* Begin *

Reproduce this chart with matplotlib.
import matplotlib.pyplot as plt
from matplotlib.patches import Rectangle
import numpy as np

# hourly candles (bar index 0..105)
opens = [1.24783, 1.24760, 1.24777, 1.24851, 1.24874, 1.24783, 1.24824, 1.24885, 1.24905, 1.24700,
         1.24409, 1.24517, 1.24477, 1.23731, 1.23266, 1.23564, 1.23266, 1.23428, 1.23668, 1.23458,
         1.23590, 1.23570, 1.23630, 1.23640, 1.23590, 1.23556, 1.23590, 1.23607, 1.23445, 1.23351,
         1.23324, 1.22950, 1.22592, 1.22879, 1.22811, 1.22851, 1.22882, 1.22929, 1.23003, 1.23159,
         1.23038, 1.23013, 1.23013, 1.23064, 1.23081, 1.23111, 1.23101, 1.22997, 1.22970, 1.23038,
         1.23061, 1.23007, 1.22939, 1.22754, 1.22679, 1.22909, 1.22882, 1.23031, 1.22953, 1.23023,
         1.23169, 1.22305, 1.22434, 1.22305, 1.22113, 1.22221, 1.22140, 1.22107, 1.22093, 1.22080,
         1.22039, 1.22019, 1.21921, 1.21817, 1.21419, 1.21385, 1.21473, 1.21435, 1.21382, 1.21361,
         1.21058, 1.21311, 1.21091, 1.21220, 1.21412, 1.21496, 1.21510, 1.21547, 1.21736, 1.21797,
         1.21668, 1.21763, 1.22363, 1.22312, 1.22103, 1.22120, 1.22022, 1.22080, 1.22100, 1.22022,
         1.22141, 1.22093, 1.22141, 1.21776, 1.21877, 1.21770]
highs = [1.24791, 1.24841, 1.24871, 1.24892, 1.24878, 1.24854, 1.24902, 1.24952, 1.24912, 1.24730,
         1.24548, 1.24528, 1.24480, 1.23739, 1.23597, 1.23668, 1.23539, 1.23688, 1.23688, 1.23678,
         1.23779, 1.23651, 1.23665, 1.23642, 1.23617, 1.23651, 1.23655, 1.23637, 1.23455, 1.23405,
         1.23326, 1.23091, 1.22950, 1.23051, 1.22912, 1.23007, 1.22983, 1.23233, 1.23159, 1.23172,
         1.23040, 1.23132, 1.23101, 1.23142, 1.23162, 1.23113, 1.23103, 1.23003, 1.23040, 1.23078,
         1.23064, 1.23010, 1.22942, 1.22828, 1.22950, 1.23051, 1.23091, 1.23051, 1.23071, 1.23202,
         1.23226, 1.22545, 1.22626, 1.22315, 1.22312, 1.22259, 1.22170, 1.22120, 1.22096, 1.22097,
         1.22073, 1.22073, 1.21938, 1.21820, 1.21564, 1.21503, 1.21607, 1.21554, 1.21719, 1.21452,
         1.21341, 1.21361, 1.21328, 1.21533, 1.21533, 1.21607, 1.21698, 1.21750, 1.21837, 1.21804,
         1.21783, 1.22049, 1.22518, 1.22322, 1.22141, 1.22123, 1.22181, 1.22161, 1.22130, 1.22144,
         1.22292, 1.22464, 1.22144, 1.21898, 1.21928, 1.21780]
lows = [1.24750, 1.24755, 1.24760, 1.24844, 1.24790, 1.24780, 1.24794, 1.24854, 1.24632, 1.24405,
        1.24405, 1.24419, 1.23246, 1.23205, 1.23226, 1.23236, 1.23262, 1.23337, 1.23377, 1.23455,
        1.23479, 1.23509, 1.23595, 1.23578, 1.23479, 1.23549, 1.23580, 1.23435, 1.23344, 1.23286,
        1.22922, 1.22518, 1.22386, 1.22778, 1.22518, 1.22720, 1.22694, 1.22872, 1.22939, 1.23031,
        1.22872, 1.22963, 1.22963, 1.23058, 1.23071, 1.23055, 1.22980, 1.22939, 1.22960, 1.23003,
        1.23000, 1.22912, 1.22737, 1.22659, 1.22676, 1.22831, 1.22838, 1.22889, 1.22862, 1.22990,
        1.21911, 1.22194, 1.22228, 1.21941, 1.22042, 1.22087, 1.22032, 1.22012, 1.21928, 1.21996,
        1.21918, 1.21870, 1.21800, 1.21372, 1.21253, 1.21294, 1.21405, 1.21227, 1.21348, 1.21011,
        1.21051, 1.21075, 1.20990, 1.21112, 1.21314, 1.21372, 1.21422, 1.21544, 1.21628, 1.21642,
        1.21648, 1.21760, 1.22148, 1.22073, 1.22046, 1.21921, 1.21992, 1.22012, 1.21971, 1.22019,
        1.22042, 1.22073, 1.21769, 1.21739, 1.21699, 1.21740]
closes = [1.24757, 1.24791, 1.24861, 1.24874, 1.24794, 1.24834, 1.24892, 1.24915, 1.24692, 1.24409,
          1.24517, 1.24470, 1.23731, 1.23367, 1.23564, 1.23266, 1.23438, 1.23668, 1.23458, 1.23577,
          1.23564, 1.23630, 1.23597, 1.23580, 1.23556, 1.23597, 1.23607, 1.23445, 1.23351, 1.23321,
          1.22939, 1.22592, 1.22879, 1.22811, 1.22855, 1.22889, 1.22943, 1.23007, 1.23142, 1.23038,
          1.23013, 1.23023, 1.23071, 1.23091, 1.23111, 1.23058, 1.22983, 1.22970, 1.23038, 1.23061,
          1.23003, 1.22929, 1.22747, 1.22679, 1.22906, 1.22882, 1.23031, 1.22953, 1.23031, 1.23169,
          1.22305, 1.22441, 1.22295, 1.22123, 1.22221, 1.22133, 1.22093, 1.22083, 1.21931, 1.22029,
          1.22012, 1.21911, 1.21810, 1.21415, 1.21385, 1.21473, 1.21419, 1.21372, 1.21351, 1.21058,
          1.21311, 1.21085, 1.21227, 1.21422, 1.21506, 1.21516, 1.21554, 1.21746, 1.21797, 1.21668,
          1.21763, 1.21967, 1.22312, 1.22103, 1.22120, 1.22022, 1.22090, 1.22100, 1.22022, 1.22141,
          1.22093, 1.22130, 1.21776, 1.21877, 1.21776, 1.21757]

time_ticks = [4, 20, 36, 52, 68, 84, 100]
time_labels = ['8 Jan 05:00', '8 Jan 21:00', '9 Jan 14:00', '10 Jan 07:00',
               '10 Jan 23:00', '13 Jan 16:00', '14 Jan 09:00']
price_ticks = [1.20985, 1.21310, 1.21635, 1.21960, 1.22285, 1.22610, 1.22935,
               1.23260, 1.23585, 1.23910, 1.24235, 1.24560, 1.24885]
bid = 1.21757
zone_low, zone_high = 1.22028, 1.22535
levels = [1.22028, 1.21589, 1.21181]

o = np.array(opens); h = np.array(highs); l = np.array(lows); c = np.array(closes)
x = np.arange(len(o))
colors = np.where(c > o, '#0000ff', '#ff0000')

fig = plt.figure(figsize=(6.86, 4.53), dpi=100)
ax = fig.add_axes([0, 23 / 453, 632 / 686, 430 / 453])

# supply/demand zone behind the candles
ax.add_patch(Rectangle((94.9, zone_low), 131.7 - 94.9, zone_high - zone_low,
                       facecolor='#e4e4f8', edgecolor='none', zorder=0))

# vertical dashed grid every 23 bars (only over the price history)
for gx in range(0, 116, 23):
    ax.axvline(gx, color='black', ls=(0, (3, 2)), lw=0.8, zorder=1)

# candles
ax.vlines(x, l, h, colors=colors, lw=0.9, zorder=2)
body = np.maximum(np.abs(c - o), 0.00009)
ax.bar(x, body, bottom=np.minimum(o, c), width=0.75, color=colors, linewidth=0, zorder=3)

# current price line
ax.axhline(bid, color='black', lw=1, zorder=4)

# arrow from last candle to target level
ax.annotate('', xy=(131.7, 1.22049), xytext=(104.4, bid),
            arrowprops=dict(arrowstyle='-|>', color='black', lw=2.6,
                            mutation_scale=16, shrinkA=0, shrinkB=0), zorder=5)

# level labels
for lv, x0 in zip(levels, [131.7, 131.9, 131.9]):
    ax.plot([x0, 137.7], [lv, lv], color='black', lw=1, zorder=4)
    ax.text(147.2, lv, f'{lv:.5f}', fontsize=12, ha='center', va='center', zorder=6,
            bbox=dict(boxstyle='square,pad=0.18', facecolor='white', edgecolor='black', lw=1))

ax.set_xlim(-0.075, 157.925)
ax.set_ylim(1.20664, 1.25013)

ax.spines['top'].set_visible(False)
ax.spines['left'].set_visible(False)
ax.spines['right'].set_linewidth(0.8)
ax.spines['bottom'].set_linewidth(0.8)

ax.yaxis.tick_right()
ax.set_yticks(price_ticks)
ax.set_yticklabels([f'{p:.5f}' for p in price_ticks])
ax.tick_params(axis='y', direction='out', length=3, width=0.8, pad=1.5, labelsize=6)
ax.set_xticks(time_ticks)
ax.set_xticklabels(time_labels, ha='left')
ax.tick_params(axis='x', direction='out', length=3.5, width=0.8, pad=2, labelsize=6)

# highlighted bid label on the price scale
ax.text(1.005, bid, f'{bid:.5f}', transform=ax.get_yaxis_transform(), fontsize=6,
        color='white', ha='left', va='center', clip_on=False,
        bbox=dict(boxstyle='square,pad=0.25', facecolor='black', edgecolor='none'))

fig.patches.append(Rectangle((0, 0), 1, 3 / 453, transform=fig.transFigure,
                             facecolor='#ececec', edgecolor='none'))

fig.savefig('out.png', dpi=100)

* End *

Short task: Give back exactly the material above from its opening line to the line bearing "import numpy as np".

Correct response:
Reproduce this chart with matplotlib.
import matplotlib.pyplot as plt
from matplotlib.patches import Rectangle
import numpy as np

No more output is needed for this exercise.